> [YOUR GOAL]: Please work out how many lines in the material contain "React" and give only that figure.

> [MATERIAL FOR THIS TASK]:
○ ○ ○ ○
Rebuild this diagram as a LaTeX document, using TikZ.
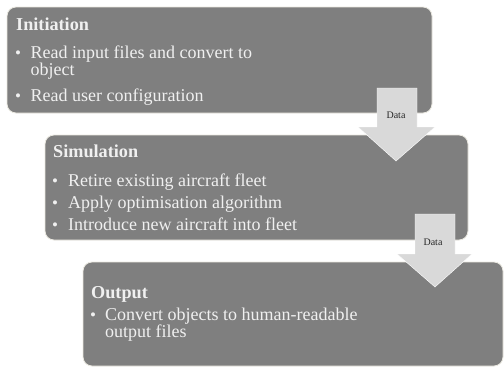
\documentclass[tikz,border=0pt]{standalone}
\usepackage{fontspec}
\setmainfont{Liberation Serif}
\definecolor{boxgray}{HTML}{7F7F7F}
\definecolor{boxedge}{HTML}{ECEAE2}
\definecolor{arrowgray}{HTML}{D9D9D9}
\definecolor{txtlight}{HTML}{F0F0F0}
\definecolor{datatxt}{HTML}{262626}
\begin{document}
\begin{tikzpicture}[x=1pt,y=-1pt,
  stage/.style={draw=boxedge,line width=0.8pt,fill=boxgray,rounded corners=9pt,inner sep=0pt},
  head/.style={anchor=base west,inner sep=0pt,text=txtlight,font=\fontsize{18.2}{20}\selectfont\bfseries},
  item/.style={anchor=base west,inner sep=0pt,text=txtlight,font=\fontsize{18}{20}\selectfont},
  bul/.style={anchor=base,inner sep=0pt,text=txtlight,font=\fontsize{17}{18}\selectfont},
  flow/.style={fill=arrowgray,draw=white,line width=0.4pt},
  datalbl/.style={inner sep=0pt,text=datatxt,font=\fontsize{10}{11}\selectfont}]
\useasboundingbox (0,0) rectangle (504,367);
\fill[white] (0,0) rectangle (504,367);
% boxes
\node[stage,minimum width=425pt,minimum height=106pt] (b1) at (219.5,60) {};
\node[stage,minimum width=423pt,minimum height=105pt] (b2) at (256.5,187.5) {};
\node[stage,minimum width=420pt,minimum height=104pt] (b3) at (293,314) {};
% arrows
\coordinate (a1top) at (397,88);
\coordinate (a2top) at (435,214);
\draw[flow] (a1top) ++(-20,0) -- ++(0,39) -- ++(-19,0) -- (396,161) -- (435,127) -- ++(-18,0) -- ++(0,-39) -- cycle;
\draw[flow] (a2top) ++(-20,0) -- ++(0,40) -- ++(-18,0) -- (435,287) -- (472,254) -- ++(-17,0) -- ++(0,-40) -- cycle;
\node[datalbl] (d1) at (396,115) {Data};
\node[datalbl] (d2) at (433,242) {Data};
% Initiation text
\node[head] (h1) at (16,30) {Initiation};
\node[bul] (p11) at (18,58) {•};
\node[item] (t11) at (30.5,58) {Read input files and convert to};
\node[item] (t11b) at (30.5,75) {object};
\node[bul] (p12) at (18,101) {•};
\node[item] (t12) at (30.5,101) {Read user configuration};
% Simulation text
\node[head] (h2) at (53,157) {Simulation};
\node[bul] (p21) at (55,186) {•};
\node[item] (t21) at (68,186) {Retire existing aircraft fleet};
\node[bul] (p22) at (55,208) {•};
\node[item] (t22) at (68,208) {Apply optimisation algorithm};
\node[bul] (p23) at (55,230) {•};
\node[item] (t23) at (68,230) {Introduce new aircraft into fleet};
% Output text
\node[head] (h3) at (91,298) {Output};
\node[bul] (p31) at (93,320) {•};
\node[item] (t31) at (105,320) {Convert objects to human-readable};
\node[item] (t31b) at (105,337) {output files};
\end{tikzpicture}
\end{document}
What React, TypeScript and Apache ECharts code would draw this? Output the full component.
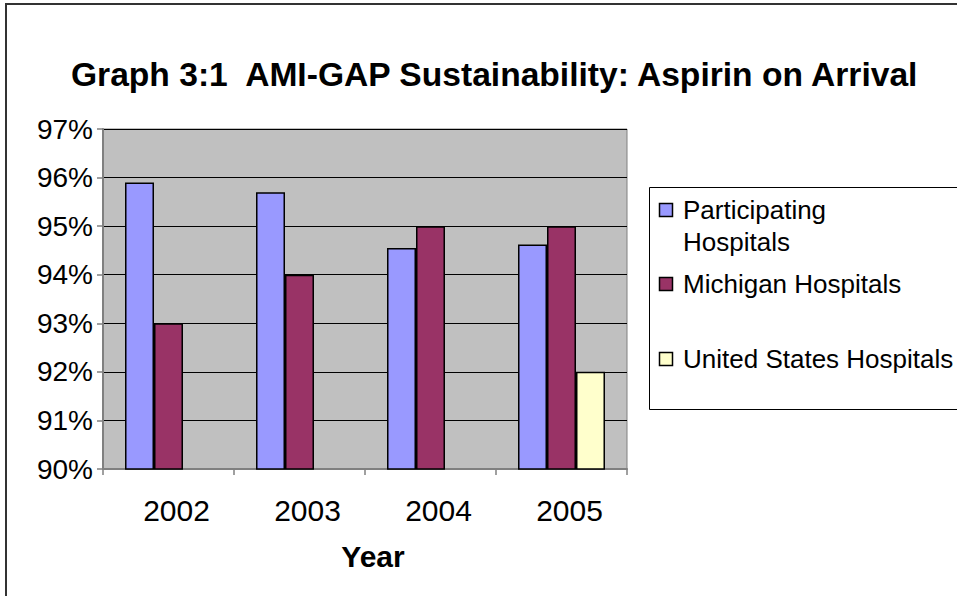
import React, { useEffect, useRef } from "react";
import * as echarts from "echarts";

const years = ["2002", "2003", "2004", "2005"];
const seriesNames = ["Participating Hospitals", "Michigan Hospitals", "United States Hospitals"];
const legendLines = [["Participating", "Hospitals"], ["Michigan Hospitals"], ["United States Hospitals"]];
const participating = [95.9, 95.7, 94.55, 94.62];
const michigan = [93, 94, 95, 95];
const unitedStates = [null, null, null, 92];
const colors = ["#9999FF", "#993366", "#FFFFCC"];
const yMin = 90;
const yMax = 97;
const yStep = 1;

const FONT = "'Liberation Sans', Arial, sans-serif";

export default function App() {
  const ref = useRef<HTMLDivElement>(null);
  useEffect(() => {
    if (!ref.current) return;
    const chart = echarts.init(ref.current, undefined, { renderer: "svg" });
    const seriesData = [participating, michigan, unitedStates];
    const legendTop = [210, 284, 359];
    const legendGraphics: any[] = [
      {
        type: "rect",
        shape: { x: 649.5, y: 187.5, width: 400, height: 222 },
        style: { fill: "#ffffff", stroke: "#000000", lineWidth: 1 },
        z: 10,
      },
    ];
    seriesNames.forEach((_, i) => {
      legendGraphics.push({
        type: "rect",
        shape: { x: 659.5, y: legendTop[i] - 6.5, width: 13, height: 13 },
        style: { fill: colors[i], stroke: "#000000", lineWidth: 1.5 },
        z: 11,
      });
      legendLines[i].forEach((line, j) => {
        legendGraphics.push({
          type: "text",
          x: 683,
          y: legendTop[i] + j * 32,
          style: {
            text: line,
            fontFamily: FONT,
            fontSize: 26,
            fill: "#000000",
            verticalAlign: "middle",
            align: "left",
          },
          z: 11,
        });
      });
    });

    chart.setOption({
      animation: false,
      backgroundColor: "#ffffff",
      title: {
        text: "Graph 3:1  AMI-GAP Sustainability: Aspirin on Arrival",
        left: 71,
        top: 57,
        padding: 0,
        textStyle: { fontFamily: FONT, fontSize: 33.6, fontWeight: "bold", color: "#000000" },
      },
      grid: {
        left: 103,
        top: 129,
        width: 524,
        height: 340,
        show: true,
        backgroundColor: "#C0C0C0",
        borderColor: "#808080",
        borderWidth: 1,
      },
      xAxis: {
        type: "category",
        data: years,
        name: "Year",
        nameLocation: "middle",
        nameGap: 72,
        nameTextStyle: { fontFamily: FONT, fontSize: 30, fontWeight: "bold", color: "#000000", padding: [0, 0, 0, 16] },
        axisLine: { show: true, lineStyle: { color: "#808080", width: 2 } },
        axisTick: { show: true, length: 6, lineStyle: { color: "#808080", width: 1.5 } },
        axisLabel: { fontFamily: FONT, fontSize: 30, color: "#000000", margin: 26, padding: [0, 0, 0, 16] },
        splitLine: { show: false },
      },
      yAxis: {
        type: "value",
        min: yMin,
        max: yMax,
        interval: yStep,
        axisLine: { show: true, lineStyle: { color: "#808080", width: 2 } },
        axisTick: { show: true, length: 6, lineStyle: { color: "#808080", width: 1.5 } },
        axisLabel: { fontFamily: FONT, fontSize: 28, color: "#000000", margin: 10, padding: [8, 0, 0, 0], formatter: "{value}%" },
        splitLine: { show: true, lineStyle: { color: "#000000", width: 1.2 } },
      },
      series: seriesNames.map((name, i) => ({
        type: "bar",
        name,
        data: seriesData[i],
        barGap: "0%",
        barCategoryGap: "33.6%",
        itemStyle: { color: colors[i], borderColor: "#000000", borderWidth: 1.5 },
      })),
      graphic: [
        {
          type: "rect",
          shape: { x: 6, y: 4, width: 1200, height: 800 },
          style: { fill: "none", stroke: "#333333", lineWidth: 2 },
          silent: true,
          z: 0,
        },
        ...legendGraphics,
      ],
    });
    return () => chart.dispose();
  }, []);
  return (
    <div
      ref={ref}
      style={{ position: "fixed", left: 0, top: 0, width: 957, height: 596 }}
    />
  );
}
○ ○ ○ ○
> [SOLUTION TO THIS EXERCISE]: 2